Правда, с-д меньшевики с колебанием, остальные левые вполне уверенно, зовя и понукая революцию вернуться, объявили бойкот 1-й Думы. От этого кадеты, внезапно для себя, оказались с голым левым боком, оказались очень левыми. Единственные, кто беззастенчиво владел европейской тактикой выборов, они захватили больше трети Думы, стали в ней самой многочисленной фракцией — но не клонились помышлять о нормальной, законодательной работе в её позорной умеренности. Победа на выборах затмила им глаза, обещала так же легко свалить и власть. Они не хотели быть осмотрительными и тратить 4 года на то, чего можно натиском достичь в 4 недели. И когда Милюков, на преддумском кадетском съезде впервые проявляя свои сильные копыта торможения, попытался свернуть партию с крылатого революционного пути на скудный парламентский, он получил отпор сокадетников: игнорировать правительство! игнорировать законы, изданные после 17 октября! игнорировать Государственный Совет! провести программу в форме ультиматума! если правительство не уйдёт — воззвание к народу! умереть за свободу!

Элоквентный Родичев :

Дума разогнана быть не может!.. Сталкивающийся с народом будет столкнут в бездну!

Кизеветтер: Если Думу разгонят — это будет последний акт правительства, после которого оно перестанет существовать!
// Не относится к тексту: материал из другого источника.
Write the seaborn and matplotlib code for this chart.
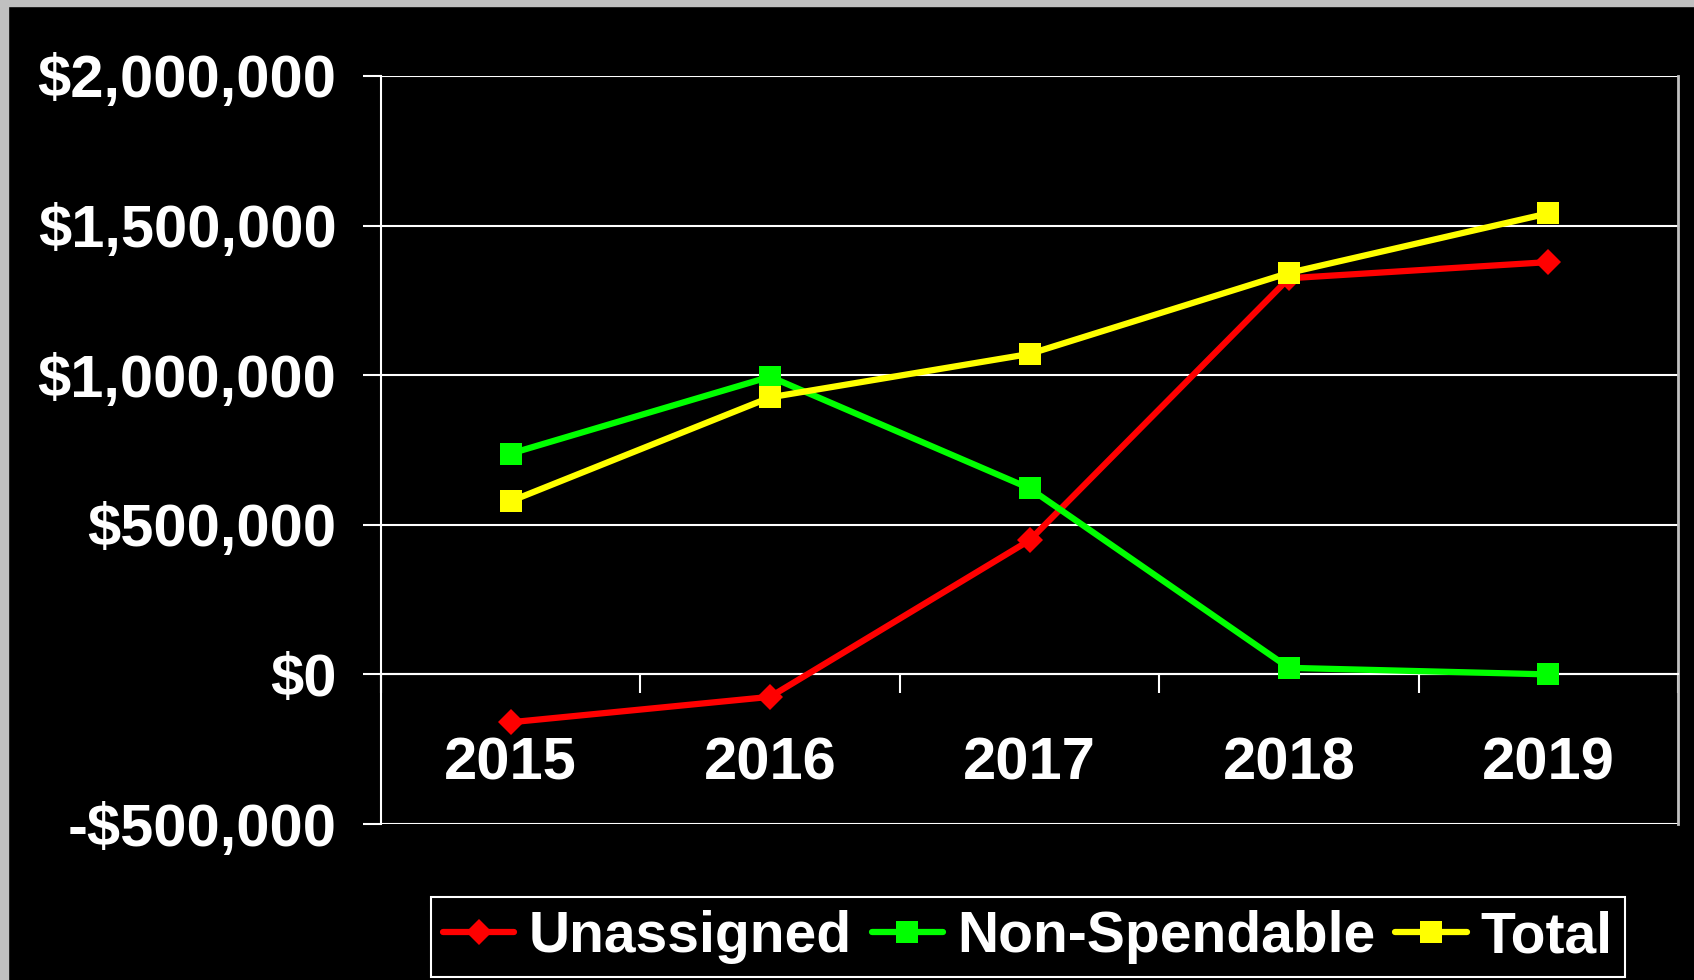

В духе того и седовласый вальяжный председатель 1-й Думы Муромцев, уже готовясь стать первым русским президентом, не желал общаться и разговаривать с министрами и даже запретил называть их правительством. (Маклаков объяснил Муромцева так:

Тип, которому нужен парламент. Для формулирования своих убеждений им нужны постановления коллективов: защищать своё мнение с яростью, пока не состоялось решение, а потом повиноваться беспрекословно. Такие могут требовать в речах того, что заведомо невозможно, — и создают иллюзию, и сами верят, что реакция помешала им дать стране нужное благо. Личной ответственности на них не лежит никакой. Оценку себе ищут в газетных отзывах).